When someone visits the emergency room after hours with a toothache, doctors often have no option but to prescribe pain pills, which are highly addictive and minimally effective at relieving tooth pain. Students and faculty from A.T. Still University’s Arizona School of Dentistry & Oral Health (ATSU-ASDOH) have another idea. Working closely with Linda Knutson, PA-C, MEd and ATSU’s Physician Assistant Studies program, they’re training medical providers to give dental injections, a more effective solution that presents no risk of addiction. The local anesthesia keeps patients numb for several hours, buying them time until they can get to a dentist. ATSU-ASDOH is combatting the opioid epidemic with ingenuity and interprofessional collaboration.
The program began in 2016. Since then, more than 200 physicians, physician assistants, nurse practitioners, PA students, and medical students have gone through the training. Participants begin with an online course on dental anesthesia. Then they meet in-person for a “skills day,” visiting stations led by ATSU-ASDOH students and faculty to practice various aspects of the process using an innovative tool called the Safe-D-Need and dental anesthesia manikins.

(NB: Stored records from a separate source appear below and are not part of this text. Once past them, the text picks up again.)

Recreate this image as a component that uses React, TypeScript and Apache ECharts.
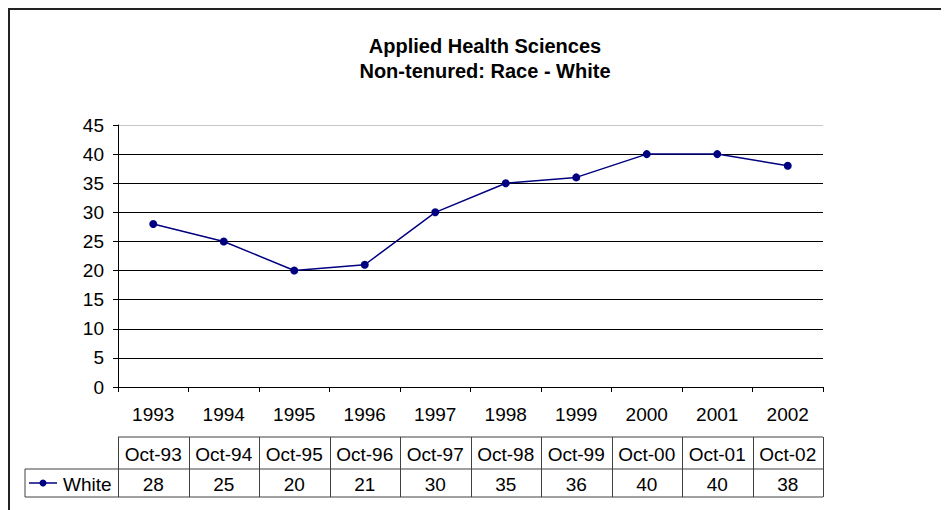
import React, { useEffect, useRef } from "react";
import * as echarts from "echarts";

const titleLines = ["Applied Health Sciences", "Non-tenured: Race - White"];
const years = ["1993", "1994", "1995", "1996", "1997", "1998", "1999", "2000", "2001", "2002"];
const tableHeaders = ["Oct-93", "Oct-94", "Oct-95", "Oct-96", "Oct-97", "Oct-98", "Oct-99", "Oct-00", "Oct-01", "Oct-02"];
const seriesName = "White";
const whiteValues = [28, 25, 20, 21, 30, 35, 36, 40, 40, 38];

const FONT = "Arial, 'Liberation Sans', sans-serif";
const NAVY = "#000080";
const FS = 19;

export default function App() {
  const ref = useRef<HTMLDivElement>(null);
  useEffect(() => {
    if (!ref.current) return;
    const chart = echarts.init(ref.current, undefined, { renderer: "svg" });
    const gridLeft = 108;
    const gridTop = 115;
    const gridW = 705;
    const gridH = 262;
    chart.setOption({
      animation: false,
      textStyle: { fontFamily: FONT },
      title: {
        text: titleLines.join("\n"),
        left: 470,
        top: 18,
        textAlign: "center",
        textStyle: { fontFamily: FONT, fontSize: 20, fontWeight: "bold", color: "#000", lineHeight: 25 },
      },
      grid: { left: gridLeft, top: gridTop, width: gridW, height: gridH, containLabel: false },
      xAxis: {
        type: "category",
        data: years,
        boundaryGap: true,
        axisLine: { lineStyle: { color: "#000", width: 1 } },
        axisTick: { show: true, length: 5, lineStyle: { color: "#000" } },
        axisLabel: { color: "#000", fontSize: FS, fontFamily: FONT, margin: 18 },
        splitLine: { show: false },
      },
      yAxis: {
        type: "value",
        min: 0,
        max: 45,
        interval: 5,
        axisLine: { show: true, lineStyle: { color: "#000", width: 1 } },
        axisTick: { show: true, length: 5, lineStyle: { color: "#000" } },
        axisLabel: { color: "#000", fontSize: FS, fontFamily: FONT, margin: 14 },
        splitLine: {
          show: true,
          lineStyle: {
            color: ["#000", "#000", "#000", "#000", "#000", "#000", "#000", "#000", "#000", "#c8c8c8"],
            width: 1,
          },
        },
      },
      series: [
        {
          name: seriesName,
          type: "line",
          data: whiteValues,
          symbol: "circle",
          symbolSize: 8,
          lineStyle: { color: NAVY, width: 1.5 },
          itemStyle: { color: NAVY },
        },
      ],
    });

    // Data table below the chart, aligned to category positions
    const rowTop = 427;
    const rowMid = 459;
    const rowBot = 487;
    const legendLeft = 15;
    const step = gridW / years.length;
    const elements: any[] = [];
    const lineStyle = { stroke: "#404040", lineWidth: 1 };
    const right = gridLeft + gridW;
    elements.push({ type: "line", shape: { x1: gridLeft, y1: rowTop, x2: right, y2: rowTop }, style: lineStyle });
    elements.push({ type: "line", shape: { x1: legendLeft, y1: rowMid, x2: right, y2: rowMid }, style: lineStyle });
    elements.push({ type: "line", shape: { x1: legendLeft, y1: rowBot, x2: right, y2: rowBot }, style: lineStyle });
    elements.push({ type: "line", shape: { x1: legendLeft, y1: rowMid, x2: legendLeft, y2: rowBot }, style: lineStyle });
    for (let i = 0; i <= years.length; i++) {
      const x = Math.round(gridLeft + i * step) + 0.5;
      elements.push({ type: "line", shape: { x1: x, y1: rowTop, x2: x, y2: rowBot }, style: lineStyle });
    }
    years.forEach((_, i) => {
      const cx = chart.convertToPixel({ xAxisIndex: 0 }, i) as number;
      elements.push({
        type: "text",
        x: cx,
        y: (rowTop + rowMid) / 2 + 1,
        style: { text: tableHeaders[i], fontSize: FS, fontFamily: FONT, fill: "#000", align: "center", verticalAlign: "middle" },
      });
      elements.push({
        type: "text",
        x: cx,
        y: (rowMid + rowBot) / 2 + 1,
        style: { text: String(whiteValues[i]), fontSize: FS, fontFamily: FONT, fill: "#000", align: "center", verticalAlign: "middle" },
      });
    });
    const ly = (rowMid + rowBot) / 2;
    elements.push({ type: "line", shape: { x1: 19, y1: ly, x2: 47, y2: ly }, style: { stroke: NAVY, lineWidth: 1.5 } });
    elements.push({ type: "circle", shape: { cx: 33, cy: ly, r: 3.5 }, style: { fill: NAVY } });
    elements.push({
      type: "text",
      x: 53,
      y: ly + 1,
      style: { text: seriesName, fontSize: FS, fontFamily: FONT, fill: "#000", align: "left", verticalAlign: "middle" },
    });
    chart.setOption({ graphic: { elements } });

    return () => chart.dispose();
  }, []);

  return (
    <div style={{ width: 937, height: 501, border: "2px solid #222", background: "#fff" }}>
      <div ref={ref} style={{ width: 937, height: 501 }} />
    </div>
  );
}
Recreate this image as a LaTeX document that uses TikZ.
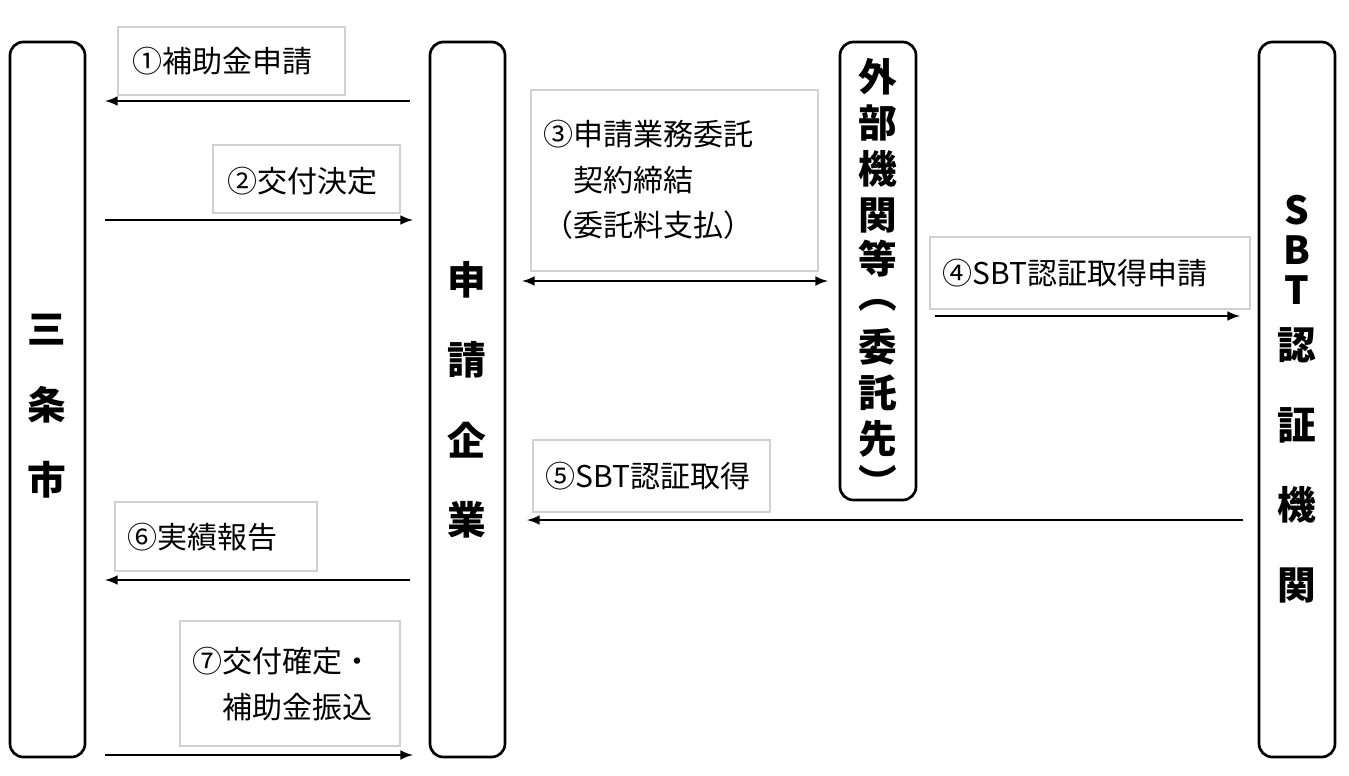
\documentclass[tikz,border=0pt]{standalone}
\usepackage{fontspec}
\setmainfont{Noto Sans CJK JP}
\begin{document}
\begin{tikzpicture}[x=0.75pt,y=-0.75pt,
    pillar/.style={draw,line width=2pt,rounded corners=10pt},
    lbl/.style={draw=black!18,line width=0.8pt,anchor=north west,inner sep=0pt},
    txt/.style={font=\fontsize{22.5}{34}\selectfont,align=left,anchor=west},
    big/.style={font=\fontsize{29}{30}\selectfont\bfseries,inner sep=0pt},
    arr/.style={-latex,line width=2.2pt}]

    \useasboundingbox (0,0) rectangle (1349,775);

    % pillars
    \draw[pillar] (10,42) rectangle (85,757);
    \draw[pillar] (430,42) rectangle (505,757);
    \draw[pillar] (840,42) rectangle (916,500);
    \draw[pillar] (1259,42) rectangle (1335,757);

    \foreach \c/\y [count=\i] in {三/330,条/405,市/480}
      \node[big] (city\i) at (47,\y) {\c};
    \foreach \c/\y [count=\i] in {申/280,請/360,企/440,業/520}
      \node[big] (firm\i) at (467,\y) {\c};
    \foreach \c/\y [count=\i] in {外/77,部/123,機/169,関/215,等/259,︵/305,委/347,託/393,先/439,︶/481}
      \node[big] (ext\i) at (878,\y) {\c};
    \foreach \c/\y [count=\i] in {S/210,B/250,T/290,認/345,証/425,機/505,関/585}
      \node[big] (sbt\i) at (1297,\y) {\c};

    % label boxes
    \draw[lbl] (118,27) rectangle (345,95);
    \node[txt] (l1) at (128,61) {①補助金申請};
    \draw[lbl] (213,145) rectangle (400,213);
    \node[txt] (l2) at (223,181) {②交付決定};
    \draw[lbl] (531,90) rectangle (818,271);
    \node[txt] (l3) at (539,180) {③申請業務委託\\\quad 契約締結\\ （委託料支払）};
    \draw[lbl] (930,237) rectangle (1250,309);
    \node[txt] (l4) at (938,273) {④SBT認証取得申請};
    \draw[lbl] (533,440) rectangle (770,512);
    \node[txt] (l5) at (541,476) {⑤SBT認証取得};
    \draw[lbl] (115,502) rectangle (317,571);
    \node[txt] (l6) at (123,537) {⑥実績報告};
    \draw[lbl] (180,621) rectangle (400,746);
    \node[txt] (l7) at (188,684) {⑦交付確定・\\\quad 補助金振込};

    % arrows
    \coordinate (a1s) at (410,101); \coordinate (a1e) at (105,101);
    \coordinate (a2s) at (105,220); \coordinate (a2e) at (413,220);
    \coordinate (a3s) at (522,281); \coordinate (a3e) at (828,281);
    \coordinate (a4s) at (935,316); \coordinate (a4e) at (1240,316);
    \coordinate (a5s) at (1243,520); \coordinate (a5e) at (527,520);
    \coordinate (a6s) at (410,580); \coordinate (a6e) at (105,580);
    \coordinate (a7s) at (105,755); \coordinate (a7e) at (413,755);
    \draw[arr] (a1s) -- (a1e);
    \draw[arr] (a2s) -- (a2e);
    \draw[latex-latex,line width=2.2pt] (a3s) -- (a3e);
    \draw[arr] (a4s) -- (a4e);
    \draw[arr] (a5s) -- (a5e);
    \draw[arr] (a6s) -- (a6e);
    \draw[arr] (a7s) -- (a7e);
\end{tikzpicture}
\end{document}
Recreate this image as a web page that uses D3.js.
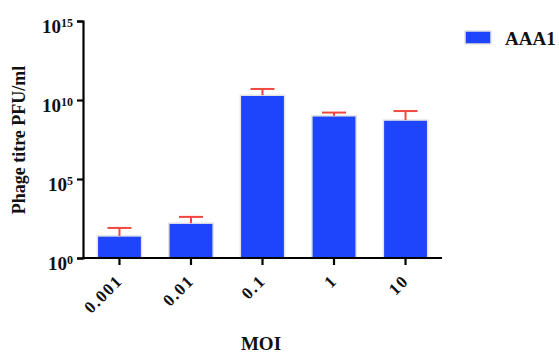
<!DOCTYPE html>
<html>
<head>
<meta charset="utf-8">
<script src="https://cdn.jsdelivr.net/npm/d3@7"></script>
<style>
  body { margin: 0; background: #fff; }
</style>
</head>
<body>
<svg id="chart" width="559" height="354"></svg>
<script>
// values (PFU/ml)
var categories = ["0.001", "0.01", "0.1", "1", "10"]
var titre = [25, 160, 2.0e10, 1.0e9, 5.4e8]
var titreUpper = [80, 400, 5.0e10, 1.6e9, 2.0e9]   // top of error bar
var yTicks = [0, 5, 10, 15]  // exponents
var seriesName = "AAA1"

var BAR_COLOR = "#1f45fc"
var ERR_COLOR = "#f0483c"
var FONT = "'Times New Roman', 'Liberation Serif', 'DejaVu Serif', serif"

var svg = d3.select("#chart")
var m = {left: 83, top: 21, right: 442, bottom: 258}

var x = d3.scaleBand().domain(categories).range([m.left, m.right]).paddingInner(0.38).paddingOuter(0.2)
var y = d3.scaleLog().domain([1, 1e15]).range([m.bottom, m.top])

// bars
var g = svg.append("g")
g.selectAll("rect.bar").data(categories).enter().append("rect")
    .attr("class", "bar")
    .attr("x", d => x(d))
    .attr("width", x.bandwidth())
    .attr("y", (d, i) => y(titre[i]))
    .attr("height", (d, i) => y(1) - y(titre[i]))
    .attr("fill", BAR_COLOR)
    .attr("stroke", "#e4e4e4")
    .attr("stroke-width", 1.5)

// error bars (upper only)
var eb = g.selectAll("g.err").data(categories).enter().append("g").attr("class", "err")
eb.append("line")
    .attr("x1", d => x(d) + x.bandwidth() / 2)
    .attr("x2", d => x(d) + x.bandwidth() / 2)
    .attr("y1", (d, i) => y(titre[i]))
    .attr("y2", (d, i) => y(titreUpper[i]))
    .attr("stroke", ERR_COLOR).attr("stroke-width", 2)
eb.append("line")
    .attr("x1", d => x(d) + x.bandwidth() / 2 - 12)
    .attr("x2", d => x(d) + x.bandwidth() / 2 + 12)
    .attr("y1", (d, i) => y(titreUpper[i]))
    .attr("y2", (d, i) => y(titreUpper[i]))
    .attr("stroke", ERR_COLOR).attr("stroke-width", 2)

// y axis
var yAxis = svg.append("g").attr("transform", "translate(" + m.left + ",0)")
    .call(d3.axisLeft(y).tickValues(yTicks.map(e => Math.pow(10, e))).tickSize(6).tickFormat(""))
yAxis.attr("font-family", FONT)
yAxis.select(".domain").attr("stroke", "#000").attr("stroke-width", 2.2)
yAxis.selectAll(".tick line").attr("stroke", "#000").attr("stroke-width", 2.2)
yAxis.selectAll(".tick").each(function(d, i) {
    var t = d3.select(this).append("text")
        .attr("x", -10).attr("y", 11)
        .attr("text-anchor", "end")
        .attr("fill", "#111")
        .attr("font-family", FONT).attr("font-weight", "bold")
        .attr("font-size", 19)
    t.append("tspan").text("10")
    t.append("tspan").attr("dy", "-0.45em").attr("font-size", 12).text(yTicks[i])
})

// x axis
var xAxis = svg.append("g").attr("transform", "translate(0," + m.bottom + ")")
    .call(d3.axisBottom(x).tickSize(7).tickSizeOuter(0))
xAxis.attr("font-family", FONT).attr("font-size", 17).attr("font-weight", "bold")
xAxis.select(".domain").attr("stroke", "#000").attr("stroke-width", 2.2)
    .attr("d", "M" + (m.left - 1) + ",0H" + m.right)
xAxis.selectAll(".tick line").attr("stroke", "#000").attr("stroke-width", 2.2)
xAxis.selectAll(".tick text")
    .attr("fill", "#111")
    .attr("letter-spacing", 1.5)
    .attr("text-anchor", "end")
    .attr("dy", null).attr("y", 0)
    .attr("transform", "translate(4,24) rotate(-45)")

// axis titles
svg.append("text")
    .attr("transform", "translate(25," + 140 + ") rotate(-90)")
    .attr("text-anchor", "middle")
    .attr("font-family", FONT).attr("font-weight", "bold").attr("font-size", 18)
    .attr("fill", "#111")
    .text("Phage titre PFU/ml")
svg.append("text")
    .attr("x", 261).attr("y", 350)
    .attr("text-anchor", "middle")
    .attr("font-family", FONT).attr("font-weight", "bold").attr("font-size", 19)
    .attr("fill", "#111")
    .text("MOI")

// legend
var lg = svg.append("g").attr("transform", "translate(465,31)")
lg.append("rect").attr("width", 26).attr("height", 13)
    .attr("fill", BAR_COLOR).attr("stroke", "#e4e4e4").attr("stroke-width", 1.5)
lg.append("text").attr("x", 40).attr("y", 14)
    .attr("font-family", FONT).attr("font-weight", "bold").attr("font-size", 19)
    .attr("fill", "#111")
    .text(seriesName)
</script>
</body>
</html>
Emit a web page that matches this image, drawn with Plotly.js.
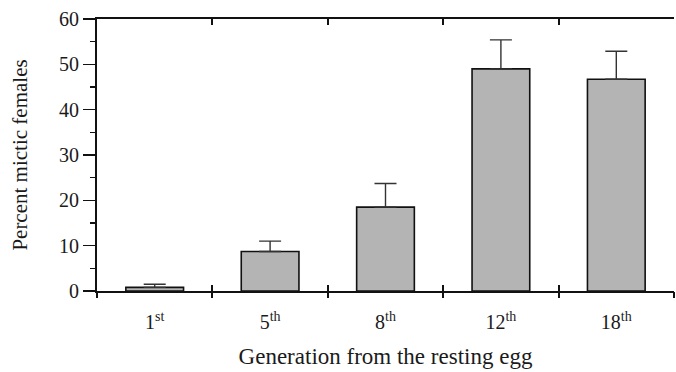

Faculty members Scott Howell, DMD, MPH, FSCD, ’14, and Colleen Trombly, RDH, MHSA, lead the first-of-its-kind program for ATSU-ASDOH. They recently presented on its success at the American Dental Education Association. They’ve also received a lot of positive feedback from participants who appreciate the opportunity to learn a skill taught through interprofessional education.
“I’m in my emergency department rotation right now, and today I did my first dental block on a patient who was in excruciating pain from a huge cavity,” says one ATSU PA student. “The patient was literally crying because of the pain. I was a bit nervous while doing the injection, but after about 30 seconds, the patient had total relief. It was like magic! I’m so grateful we had the opportunity to learn from dentists at school. It came in handy.”